TV show Frasier (I didn't watch it or anything....). Scene: Frasier walks into a shiva house for someone he didn't know, wanting to find out something about the guy's death. His actions keep prompting the question, "You're not Jewish, are you?" from the family. At last he talks to the wife, who asks, "why did this happen?" He says he doesn't know, there is no good answer...
Frasier: We just have to concentrate on the little surprises in happinesses in life, and not concentrate on death."
Wife: You're not Jewish, are you?
As Rabbi Wolicki said in a shiur this year (Parashas Emor), you'd think that Judaism is all about death, right?
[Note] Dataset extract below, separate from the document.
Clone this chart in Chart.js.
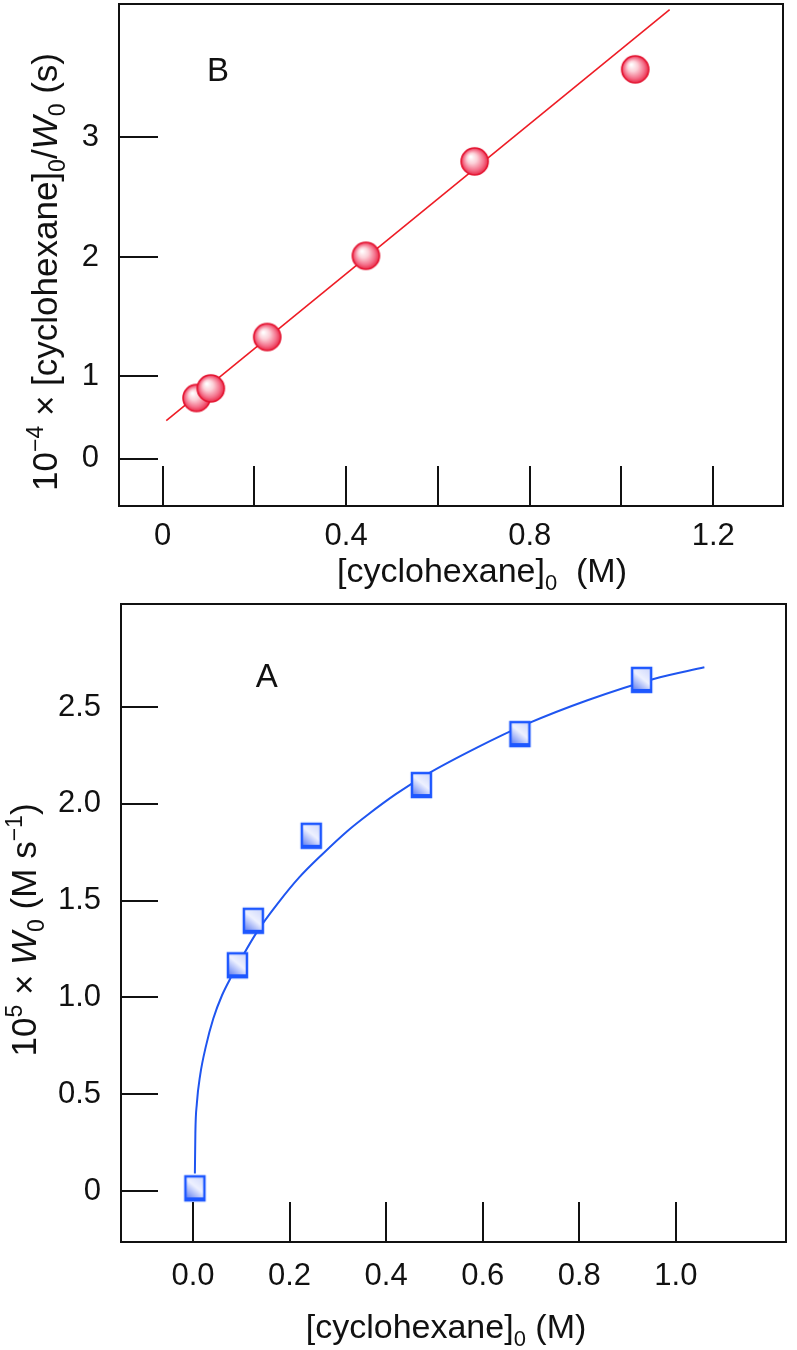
<!DOCTYPE html>
<html>
<head>
<meta charset="utf-8">
<title>Cyclohexane kinetics</title>
<script src="https://cdn.jsdelivr.net/npm/chart.js@4.4.1/dist/chart.umd.min.js"></script>
<style>
  html, body { margin: 0; padding: 0; background: #fff; }
  .panel { position: absolute; left: 0; }
  #chartB { top: 0; }
  #chartA { top: 590px; }
</style>
</head>
<body>
<canvas id="chartB" class="panel" width="797" height="590"></canvas>
<canvas id="chartA" class="panel" width="797" height="760"></canvas>
<script>
// panel B: [cyclohexane]0 / W0 against [cyclohexane]0
const bConc = [0.074, 0.105, 0.228, 0.443, 0.680, 1.030];
const bRatio = [0.82, 0.90, 1.33, 2.01, 2.80, 3.57];
const bFitConc = [0.008, 1.105];
const bFitRatio = [0.63, 4.07];
const bXTicks = [0, 0.2, 0.4, 0.6, 0.8, 1.0, 1.2];
const bXLabels = ['0', '', '0.4', '', '0.8', '', '1.2'];
const bYTicks = [0.31, 1, 2, 3];   // the "0" mark is off the even spacing in the original
const bYLabels = ['0', '1', '2', '3'];

// panel A: W0 against [cyclohexane]0
const aConc = [0.004, 0.092, 0.125, 0.245, 0.473, 0.677, 0.929];
const aRate = [0.014, 1.166, 1.396, 1.835, 2.097, 2.360, 2.640];
const aFitConc = [0.004, 0.005, 0.008, 0.015, 0.027, 0.042, 0.060, 0.080, 0.102, 0.133, 0.177, 0.220, 0.268, 0.320, 0.360, 0.420, 0.483, 0.588, 0.689, 0.817, 0.954, 1.059];
const aFitRate = [0.091, 0.300, 0.450, 0.600, 0.750, 0.890, 1.010, 1.110, 1.210, 1.340, 1.490, 1.620, 1.740, 1.860, 1.940, 2.050, 2.150, 2.290, 2.410, 2.535, 2.645, 2.705];
const aXTicks = [0, 0.2, 0.4, 0.6, 0.8, 1.0];
const aXLabels = ['0.0', '0.2', '0.4', '0.6', '0.8', '1.0'];
const aYTicks = [0, 0.5, 1.0, 1.5, 2.0, 2.5];
const aYLabels = ['0', '0.5', '1.0', '1.5', '2.0', '2.5'];

const FONT = "'Liberation Sans', Arial, Helvetica, sans-serif";
const tickFont = { family: FONT, size: 31 };

function pairs(xs, ys) {
    return xs.map((x, i) => ({ x: x, y: ys[i] }));
}

// shaded marker images used as pointStyle
function makeSphere(r) {
    const c = document.createElement('canvas');
    const s = Math.ceil(r * 2 + 4);
    c.width = s; c.height = s;
    const g = c.getContext('2d');
    const m = s / 2;
    const grad = g.createRadialGradient(m - r * 0.3, m - r * 0.35, r * 0.05, m, m, r);
    grad.addColorStop(0, '#ffffff');
    grad.addColorStop(0.35, '#fcd0d8');
    grad.addColorStop(0.75, '#f4708a');
    grad.addColorStop(1, '#ea2a48');
    g.beginPath();
    g.arc(m, m, r, 0, Math.PI * 2);
    g.fillStyle = grad;
    g.fill();
    g.lineWidth = 1.6;
    g.strokeStyle = '#e3122f';
    g.stroke();
    return c;
}

function makeBlock(w, h) {
    const c = document.createElement('canvas');
    c.width = w + 4; c.height = h + 4;
    const g = c.getContext('2d');
    const x0 = 2, y0 = 2;
    const grad = g.createLinearGradient(x0, y0 + h, x0 + w, y0);
    grad.addColorStop(0, '#3f63ee');
    grad.addColorStop(0.55, '#eef1ff');
    grad.addColorStop(1, '#c9d3fb');
    g.fillStyle = grad;
    g.fillRect(x0, y0, w, h);
    g.strokeStyle = '#1d57ff';
    g.lineWidth = 2.5;
    g.strokeRect(x0 + 1, y0 + 1, w - 2, h - 2);
    g.fillStyle = '#1d57ff';
    g.fillRect(x0, y0 + h - 4, w, 4);
    return c;
}

// text with sub/superscripts and italics, drawn centred at (x, y)
function drawRich(ctx, parts, x, y, angle, size) {
    const small = Math.round(size * 0.66);
    const fontOf = k => (k === 'i' ? 'italic ' + size : (k === 'sub' || k === 'sup') ? small : size) + 'px ' + FONT;
    let total = 0;
    const widths = parts.map(p => { ctx.font = fontOf(p[1]); const w = ctx.measureText(p[0]).width; total += w; return w; });
    ctx.save();
    ctx.translate(x, y);
    ctx.rotate(angle);
    ctx.fillStyle = '#111';
    ctx.textBaseline = 'alphabetic';
    ctx.textAlign = 'left';
    let cx = -total / 2;
    parts.forEach((p, i) => {
        ctx.font = fontOf(p[1]);
        const dy = p[1] === 'sub' ? size * 0.24 : p[1] === 'sup' ? -size * 0.4 : 0;
        ctx.fillText(p[0], cx, dy);
        cx += widths[i];
    });
    ctx.restore();
}

const framePlugin = {
    id: 'frame',
    beforeDatasetsDraw(chart, args, opts) {
        const { ctx, chartArea: a, scales: { x, y } } = chart;
        ctx.save();
        ctx.strokeStyle = '#111';
        ctx.lineWidth = 2;
        ctx.strokeRect(a.left, a.top, a.right - a.left, a.bottom - a.top);
        ctx.beginPath();
        y.ticks.forEach(t => {
            const py = Math.round(y.getPixelForValue(t.value));
            ctx.moveTo(a.left, py);
            ctx.lineTo(a.left + opts.yTick, py);
        });
        x.ticks.forEach(t => {
            const px = Math.round(x.getPixelForValue(t.value));
            ctx.moveTo(px, a.bottom);
            ctx.lineTo(px, a.bottom - opts.xTick);
        });
        ctx.stroke();
        ctx.restore();
    },
    afterDraw(chart, args, opts) {
        const { ctx, chartArea: a, scales: { x, y } } = chart;
        drawRich(ctx, opts.xTitle, a.left + opts.xTitleDx, a.bottom + opts.xTitleDy, 0, 34);
        drawRich(ctx, opts.yTitle, opts.yTitleX, a.top + opts.yTitleDy, -Math.PI / 2, 35);
        ctx.save();
        ctx.font = '33px ' + FONT;
        ctx.fillStyle = '#111';
        ctx.textAlign = 'center';
        ctx.textBaseline = 'middle';
        ctx.fillText(opts.tag, x.getPixelForValue(opts.tagAt[0]), y.getPixelForValue(opts.tagAt[1]));
        ctx.restore();
    }
};

function axis(min, max, tickVals, tickText, pad, size, isX) {
    return {
        type: 'linear',
        min: min,
        max: max,
        grid: { display: false, drawTicks: false, tickLength: 0 },
        border: { display: false },
        ticks: {
            autoSkip: false,
            maxRotation: 0,
            padding: pad,
            color: '#111',
            font: tickFont,
            callback: (v, i) => tickText[i]
        },
        afterBuildTicks: s => { s.ticks = tickVals.map(v => ({ value: v })); },
        afterFit: s => {
            if (isX) s.height = size; else s.width = size;
            s.paddingLeft = 0; s.paddingRight = 0; s.paddingTop = 0; s.paddingBottom = 0;
        }
    };
}

new Chart(document.getElementById('chartB'), {
    type: 'scatter',
    data: {
        datasets: [
            {
                data: pairs(bConc, bRatio),
                pointStyle: makeSphere(13.5),
                pointRadius: 14,
                showLine: false
            },
            {
                data: pairs(bFitConc, bFitRatio),
                showLine: true,
                borderColor: '#ee1c25',
                borderWidth: 1.6,
                pointRadius: 0
            }
        ]
    },
    options: {
        responsive: false,
        animation: false,
        layout: { autoPadding: false, padding: { top: 4, right: 14, left: 0, bottom: 0 } },
        scales: {
            x: axis(-0.095, 1.352, bXTicks, bXLabels, 12, 84, true),
            y: axis(-0.084, 4.117, bYTicks, bYLabels, 20, 119, false)
        },
        plugins: {
            legend: { display: false },
            tooltip: { enabled: false },
            frame: {
                xTick: 40, yTick: 39,
                xTitle: [['[cyclohexane]', ''], ['0', 'sub'], ['  (M)', '']],
                xTitleDx: 363, xTitleDy: 76,
                yTitle: [['10', ''], ['\u22124', 'sup'], [' \u00d7 [cyclohexane]', ''], ['0', 'sub'], ['/', ''], ['W', 'i'], ['0', 'sub'], [' (s)', '']],
                yTitleX: 57, yTitleDy: 268,
                tag: 'B', tagAt: [0.121, 3.552]
            }
        }
    },
    plugins: [framePlugin]
});

new Chart(document.getElementById('chartA'), {
    type: 'scatter',
    data: {
        datasets: [
            {
                data: pairs(aConc, aRate),
                pointStyle: makeBlock(21, 26),
                pointRadius: 13,
                showLine: false
            },
            {
                data: pairs(aFitConc, aFitRate),
                showLine: true,
                borderColor: '#1f55f0',
                borderWidth: 2,
                cubicInterpolationMode: 'monotone',
                pointRadius: 0
            }
        ]
    },
    options: {
        responsive: false,
        animation: false,
        layout: { autoPadding: false, padding: { top: 14, right: 11, left: 0, bottom: 0 } },
        scales: {
            x: axis(-0.149, 1.228, aXTicks, aXLabels, 16, 108, true),
            y: axis(-0.263, 3.032, aYTicks, aYLabels, 20, 121, false)
        },
        plugins: {
            legend: { display: false },
            tooltip: { enabled: false },
            frame: {
                xTick: 40, yTick: 37,
                xTitle: [['[cyclohexane]', ''], ['0', 'sub'], [' (M)', '']],
                xTitleDx: 325, xTitleDy: 96,
                yTitle: [['10', ''], ['5', 'sup'], [' \u00d7 ', ''], ['W', 'i'], ['0', 'sub'], [' (M s', ''], ['\u22121', 'sup'], [')', '']],
                yTitleX: 36, yTitleDy: 326,
                tag: 'A', tagAt: [0.153, 2.652]
            }
        }
    },
    plugins: [framePlugin]
});
</script>
</body>
</html>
I mean, look at the things that even non-religious people do: burial, shiva and aveilus (mourning), kaddish, yartzheit, and yizkor.
I don't remember the entire shiur, but basically, it went that no, pum fakhert (yiddush - just the opposite)! It's all about life! That's why we can't be tamei (impure) in the Beis HaMikdash (Temple). Why not? we can't have death on the mind. We have to be totally separated from it. Which is what kedusha (holiness) is: separating from stuff, even from things that are ok, as it says in [I think] the Gemara, "Qadeish atzmecha b'mutar lach--holify yourself in that which is permitted to you." Kohanim have to be qadosh, holy, separated from death, before they can serve HaShem, the Ultimate Lifegiver.
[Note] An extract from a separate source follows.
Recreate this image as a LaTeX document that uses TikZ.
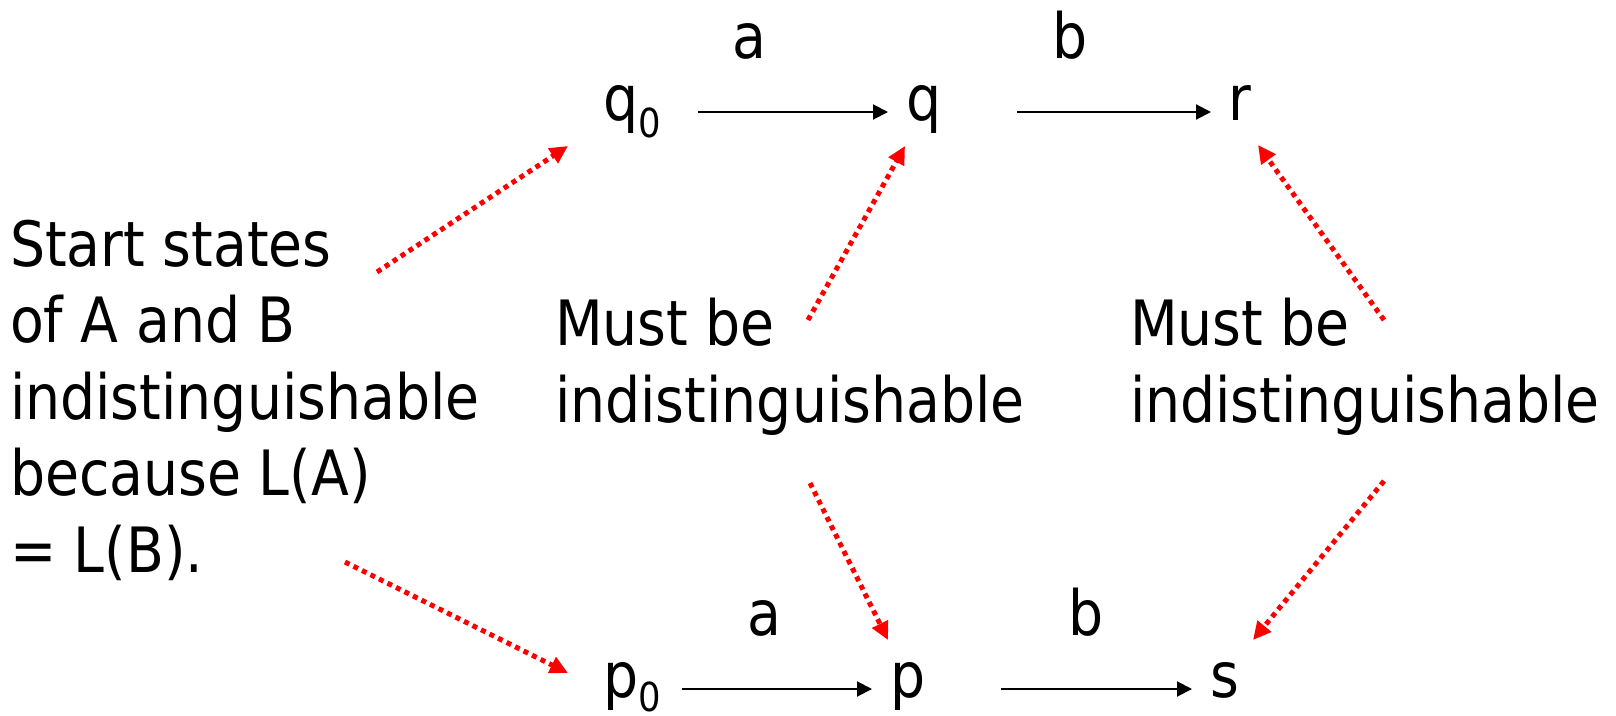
\documentclass[tikz,border=0pt]{standalone}
\usepackage{fontspec}
\setmainfont{DejaVu Sans}[FakeStretch=0.885]
\usetikzlibrary{arrows.meta}
\begin{document}
\begin{tikzpicture}[x=1pt,y=-1pt,
  every node/.style={inner sep=0pt, outer sep=0pt, font=\fontsize{62.5}{76.5}\selectfont},
  state/.style={anchor=base west, text height=32pt, text depth=16pt},
  lbl/.style={anchor=base west},
  txt/.style={anchor=base west, align=left},
  blk/.style={line width=2pt, -{Triangle[length=15pt,width=15pt]}},
  redarr/.style={red, line width=5pt, dash pattern=on 5pt off 4.5pt,
    -{Triangle[length=18pt,width=17pt]}}]
\useasboundingbox (0,0) rectangle (1616,715);
% states
\node[state] (q0) at (603,120) {q\raisebox{-17pt}{\fontsize{40}{40}\selectfont 0}};
\node[state] (q)  at (906,120) {q};
\node[state] (r)  at (1228,120) {r};
\node[state] (p0) at (603,697) {p\raisebox{-14pt}{\fontsize{40}{40}\selectfont 0}};
\node[state] (p)  at (890,697) {p};
\node[state] (s)  at (1210,697) {s};
% labels
\node[lbl] (la1) at (732,58) {a};
\node[lbl] (lb1) at (1052,58) {b};
\node[lbl] (la2) at (747,635) {a};
\node[lbl] (lb2) at (1068,635) {b};
% texts (base anchor = baseline of last line)
\node[txt] (start) at (10,572) {Start states\\of A and B\\indistinguishable\\because L(A)\\= L(B).};
\node[txt] (must1) at (555,422) {Must be\\indistinguishable};
\node[txt] (must2) at (1130,422) {Must be\\indistinguishable};
% transitions
\draw[blk, shorten <=37pt, shorten >=18pt] (q0) -- (q);
\draw[blk, shorten <=76pt, shorten >=17pt] (q) -- (r);
\draw[blk, shorten <=21pt, shorten >=18pt] (p0) -- (p);
\draw[blk, shorten <=76pt, shorten >=18pt] (p) -- (s);
% dotted pointers
\coordinate (st1) at (377,272);
\coordinate (st2) at (345,562);
\coordinate (m1a) at (808,320);
\coordinate (m1b) at (810,483);
\coordinate (m2a) at (1384,320);
\coordinate (m2b) at (1384,481);
\coordinate (q0in) at (568,146);
\coordinate (p0in) at (568,673);
\coordinate (qin) at (905,146);
\coordinate (pin) at (888,640);
\coordinate (rin) at (1258,145);
\coordinate (sin) at (1253,640);
\draw[redarr] (st1) -- (q0in);
\draw[redarr] (st2) -- (p0in);
\draw[redarr] (m1a) -- (qin);
\draw[redarr] (m1b) -- (pin);
\draw[redarr] (m2a) -- (rin);
\draw[redarr] (m2b) -- (sin);
\end{tikzpicture}
\end{document}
Death isn't even what it seems like if you think about what. What is death? Death is when our soul leaves our bodies, and goes to the next world, called Olam Haba, or, Olam HaEmes (World of Truth). We sit and take in the Glory of God. That's why we're here. We do everything, to try to get to that place, to just take in God's Glory. So, death isn't really bad at all, in fact it's better than living. I don't know about you, I would love to take in Glory from the Ultimate Goodness. That is to say of course, we shouldn't kill ourselves to hurry the process, but do as much as we can in this world, before we do that. So it's not even really dying, it's living PLUS.
But we still gotta separate from it.
(I think I gave over the main point correctly. If not, Rabbi, say something.)